To build more effective climate movements, practitioners need to steer the conversation so that it speaks to the daily concerns of young people in the Middle East. They must ensure more spaces and content are curated to communicate the impacts of climate change on an immediate and local level, not just the global level. For example, a farmer would be more likely to engage in advocating for climate adaptation techniques when he can draw a connection between heatwaves, rainfall and a decline in his crop yield.
The latter point around creating content and spaces to unpack the dangers of climate change speaks to the fact that much of the global research and convenings do not specifically link back to the Middle East. More local events and research findings could lead to a higher regard or appreciation for the conversation by the institutions that govern the region. This includes embedding greater emphasis on climate education in the schooling system, including how it will disproportionately impact women and minorities.
In countries exhausted by conflict, the international community and INGOs can play an instrumental role in pushing for climate resilience. They can convene more regional gatherings to share and design frameworks for action, as well as offer spaces for young people from the region to build their skills and shape the regional agenda when it comes to climate change.
It is worth noting that several spaces and movements have already cropped up, with the Arab Youth Climate Movement taking a notable lead. Over the last eight years, the movement has seen young people engaging with government to help enact climate adaptation policies and advocate for energy efficient solutions.
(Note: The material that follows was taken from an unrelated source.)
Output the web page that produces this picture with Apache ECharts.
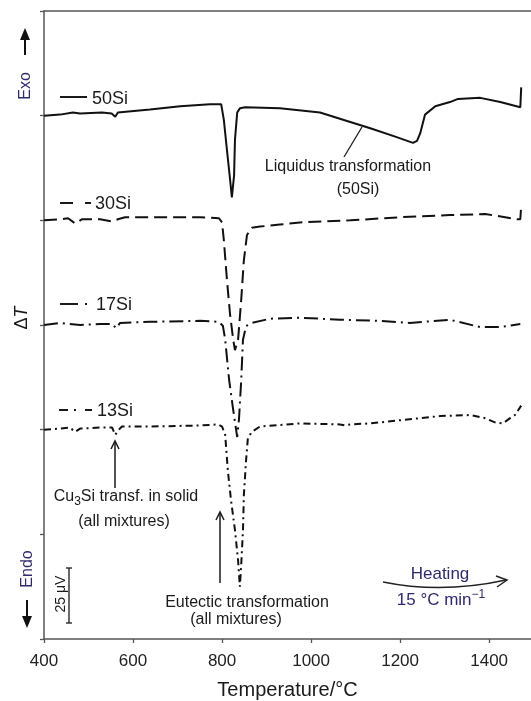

The wins achieved by the movement show how far a well-coordinated and targeted climate movement can go, and they highlight the need to curate similar movements and communities. In doing so, youth efforts intended to influence policies, such as #FridaysForFuture, could find greater traction in the Middle East. So far, students from just three countries have taken part in this global student movement.
Opening safe spaces for young people in the Middle East and North Africa so they can become an active part of the global youth campaign for action against climate change is more urgent than ever.